Yousef also referenced a 2013 study backing up the concept of brainwave entrainment.
While Zen Vibez is using a different technology than Thync to alter your brain, Yousef doesn't think Thync is dangerous.
"I think they have set the stimulation level way below any potential damageable level," he said. "It is probably the safest way to date to use tdcs (trans cranial direct current stimulation) at home. But I'm personally reluctant to administer electro shocks [sic] to my brain, even if they're of very low intensity. I would be even more reluctant if another technology provided the same benefits without the risks."
Of course it's impossible to compare the efficacy of the two products yet: Thync hasn't been released, although there have been plenty of early demos and user testing, while Zen Vibez just started its fundraising campaign on Monday.
But there is one brain-altering device that you can buy right now: the Fisher Wallace Stimulator. The handheld stimulator costs between $599-$699 (or you can rent one for $199), and it targets people who suffer from depression by shocking the brain into producing more serotonin.
In addition to appearing on shelves (at least metaphorically), the Fisher Wallace Stimulator differs from other at-home brain-altering devices in that it has been cleared by the FDA. (For reference, that isn't the same as being FDA-approved.)
In order to actually purchase a Fisher Wallace Stimulator, however, you'll need a note from your doctor. (The product is available over-the-counter in Canada and Europe.) General feedback has been positive, and patients report the stimulator helping with insomnia and pain resulting from chronic illness, as well as other issues.

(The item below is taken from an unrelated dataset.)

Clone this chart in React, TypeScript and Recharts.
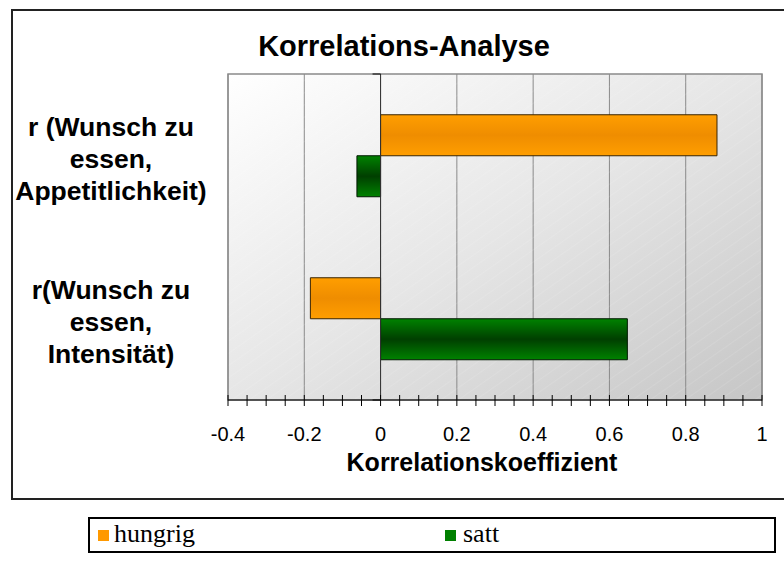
import React from 'react';
import { BarChart, Bar, XAxis, YAxis, CartesianGrid, ReferenceLine, ReferenceArea } from 'recharts';

const categories = ['r (Wunsch zu essen, Appetitlichkeit)', 'r(Wunsch zu essen, Intensität)'];
const categoryLines = [
  ['r (Wunsch zu', 'essen,', 'Appetitlichkeit)'],
  ['r(Wunsch zu', 'essen,', 'Intensität)'],
];
const hungrig = [0.882, -0.184];
const satt = [-0.062, 0.647];
const xTicks = [-0.4, -0.35, -0.3, -0.25, -0.2, -0.15, -0.1, -0.05, 0, 0.05, 0.1, 0.15, 0.2, 0.25, 0.3, 0.35, 0.4, 0.45, 0.5, 0.55, 0.6, 0.65, 0.7, 0.75, 0.8, 0.85, 0.9, 0.95, 1];
const majorTicks = [-0.4, -0.2, 0, 0.2, 0.4, 0.6, 0.8, 1];
const boundaryTicks = [0, 1, 2];
const title = 'Korrelations-Analyse';
const xLabel = 'Korrelationskoeffizient';
const seriesNames = ['hungrig', 'satt'];

const data = categories.map((c, i) => ({ name: c, hungrig: hungrig[i], satt: satt[i] }));

const SANS = '"Liberation Sans", Arial, sans-serif';
const SERIF = '"Liberation Serif", "Times New Roman", serif';

const isMajor = (v: number) => Math.abs(v * 5 - Math.round(v * 5)) < 1e-6;

const XTick = (props: any) => {
  const { x, y, payload } = props;
  const v = Number(payload.value);
  const major = isMajor(v);
  return (
    <g>
      <line x1={x} x2={x} y1={y - 5} y2={y + 6} stroke="#000" strokeWidth={1} />
      {major && (
        <text x={x} y={y + 41} textAnchor="middle" fontFamily={SANS} fontSize={20} fill="#000">
          {String(v)}
        </text>
      )}
    </g>
  );
};

const YTick = (props: any) => {
  const { x, y, payload } = props;
  const idx = categories.indexOf(payload.value);
  const lines = idx >= 0 ? categoryLines[idx] : [String(payload.value)];
  return (
    <g>
      {lines.map((l, i) => (
        <text
          key={i}
          x={x - 117}
          y={y + 12 + (i - 1) * 32}
          textAnchor="middle"
          fontFamily={SANS}
          fontWeight="bold"
          fontSize={26.5}
          fill="#000"
        >
          {l}
        </text>
      ))}
    </g>
  );
};

const gridGen = (p: any) => {
  const scale = p?.xAxis?.scale;
  if (scale) {
    return majorTicks.map((v) => (typeof scale === 'function' ? scale(v) : scale.map(v)));
  }
  return [];
};

export default function App() {
  return (
    <div style={{ position: 'absolute', left: 0, top: 0, width: 784, height: 581, overflow: 'hidden', background: '#fff' }}>
      <div
        style={{
          position: 'absolute',
          left: 11,
          top: 9,
          width: 800,
          height: 491,
          border: '2px solid #222',
          boxSizing: 'border-box',
        }}
      />
      <div style={{ position: 'absolute', left: 0, top: 0 }}>
        <BarChart
          width={784}
          height={581}
          data={data}
          layout="vertical"
          margin={{ top: 74, right: 22, bottom: 101, left: 28 }}
          barCategoryGap="25%"
          barGap={0}
        >
          <defs>
            <linearGradient id="bgGrad" x1="0" y1="0" x2="1" y2="1">
              <stop offset="0" stopColor="#ffffff" />
              <stop offset="0.5" stopColor="#e6e6e6" />
              <stop offset="1" stopColor="#c6c6c6" />
            </linearGradient>
            <pattern id="hatch" patternUnits="userSpaceOnUse" width="10" height="10" patternTransform="rotate(-35)">
              <line x1="0" y1="0" x2="10" y2="0" stroke="#ffffff" strokeWidth="0.6" strokeOpacity="0.35" />
            </pattern>
            <linearGradient id="orangeGrad" x1="0" y1="0" x2="0" y2="1">
              <stop offset="0" stopColor="#ff9e00" />
              <stop offset="0.5" stopColor="#ef8d00" />
              <stop offset="1" stopColor="#ff9e00" />
            </linearGradient>
            <linearGradient id="greenGrad" x1="0" y1="0" x2="0" y2="1">
              <stop offset="0" stopColor="#008200" />
              <stop offset="0.5" stopColor="#003f00" />
              <stop offset="1" stopColor="#008200" />
            </linearGradient>
          </defs>
          <CartesianGrid
            horizontal={false}
            vertical={true}
            fill="url(#bgGrad)"
            fillOpacity={1}
            stroke="#8a8a8a"
            strokeWidth={1}
            verticalCoordinatesGenerator={gridGen}
          />
          <ReferenceArea x1={-0.4} x2={1} fill="url(#hatch)" fillOpacity={1} stroke="none" ifOverflow="visible" zIndex={-60} />
          <XAxis
            type="number"
            dataKey="hungrig"
            domain={[-0.4, 1]}
            ticks={xTicks}
            interval={0}
            allowDataOverflow
            tickLine={false}
            tickSize={0}
            tickMargin={0}
            axisLine={{ stroke: '#000', strokeWidth: 1 }}
            tick={<XTick />}
            height={80}
          />
          <YAxis
            type="category"
            dataKey="name"
            width={200}
            tickLine={false}
            axisLine={false}
            tickSize={0}
            tickMargin={0}
            interval={0}
            tick={<YTick />}
          />
          <YAxis yAxisId="n" type="number" domain={[0, 2]} hide allowDataOverflow />
          <ReferenceArea x1={-0.4} x2={1} fill="none" stroke="#8a8a8a" strokeWidth={1.5} ifOverflow="visible" />
          <Bar dataKey="hungrig" name={seriesNames[0]} fill="url(#orangeGrad)" stroke="#3a2400" strokeWidth={1} isAnimationActive={false} />
          <Bar dataKey="satt" name={seriesNames[1]} fill="url(#greenGrad)" stroke="#001800" strokeWidth={1} isAnimationActive={false} />
          <ReferenceLine x={0} stroke="#333" strokeWidth={1} ifOverflow="visible" />
          {boundaryTicks.map((b) => (
            <ReferenceLine
              key={b}
              yAxisId="n"
              segment={[
                { x: -0.021, y: b },
                { x: 0, y: b },
              ]}
              stroke="#000"
              strokeWidth={1}
              ifOverflow="visible"
            />
          ))}
        </BarChart>
      </div>
      <div
        style={{
          position: 'absolute',
          left: 0,
          width: 808,
          top: 32,
          textAlign: 'center',
          fontFamily: SANS,
          fontWeight: 'bold',
          fontSize: 29,
          lineHeight: '29px',
          color: '#000',
          whiteSpace: 'nowrap',
        }}
      >
        {title}
      </div>
      <div
        style={{
          position: 'absolute',
          left: 0,
          width: 964,
          top: 450,
          textAlign: 'center',
          fontFamily: SANS,
          fontWeight: 'bold',
          fontSize: 25,
          lineHeight: '25px',
          color: '#000',
          whiteSpace: 'nowrap',
        }}
      >
        {xLabel}
      </div>
      <div
        style={{
          position: 'absolute',
          left: 88,
          top: 517,
          width: 688,
          height: 36,
          border: '2px solid #000',
          boxSizing: 'border-box',
          fontFamily: SERIF,
          fontSize: 26,
          color: '#000',
        }}
      >
        <div style={{ position: 'absolute', left: 8, top: 11, width: 11, height: 11, background: '#ff9900' }} />
        <div style={{ position: 'absolute', left: 24, top: 1, lineHeight: '28px' }}>{seriesNames[0]}</div>
        <div style={{ position: 'absolute', left: 355, top: 11, width: 11, height: 11, background: '#008000' }} />
        <div style={{ position: 'absolute', left: 373, top: 1, lineHeight: '28px' }}>{seriesNames[1]}</div>
      </div>
    </div>
  );
}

"We have had no long term issues with the device. It’s been on the market since 1991 and we’ve not had a single report either to us or to the FDA on issues with long term use, which rather proves how non-invasive this therapy really is," Chip Fisher, PresidentFisher Wallace Laboratories, told me via email.
"Thync is a bit of a big sell. It’s a great concept, but at the end of the day it’s not a medical device like ours, has no research of any great strength, and is essentially just an iPhone app. They’re not even showing the final designs yet as to how it will work."
Clearly, competition is heating up. All of this is only a drop in the bucket in the larger context of the mind-altering industry. More and more technology startups are joining this market, ready to capitalize on our obsession with self-quantifying and take us to the natural next step: self-changing.
Halo Neuroscience raised $1.5 million last summer, and companies have experimented with adding shock technology to gaming headsets. DIY brain stimulation is nothing new, but it's becoming flashier and more user-friendly; it's not something you have to hack together, or a bulky box that requires you to hook 10 wires up to your temple. These devices are largely being lumped into the trendy-as-ever wearables category; they are sleek, looking as if they belong in an Apple Store rather than a psychiatrist's office.
Right now, scientists believe that most of these devices don't have long-term effects, but research on this subject is ongoing. Champions of brain-altering devices will play Devil's Advocate here, arguing that we know the long-term effects of chemical stimulants like caffeine, Adderall, and sleeping pills and that society has a very real pill problem.
Will we eventually have a shock problem? There's always that slippery slope, and it's not impossible to imagine a future where we're upping the "zap dosage" and shocking our brains into cooperation. For now, though, the idea of at-home mind-manipulation is innovative at least and encouraging at best.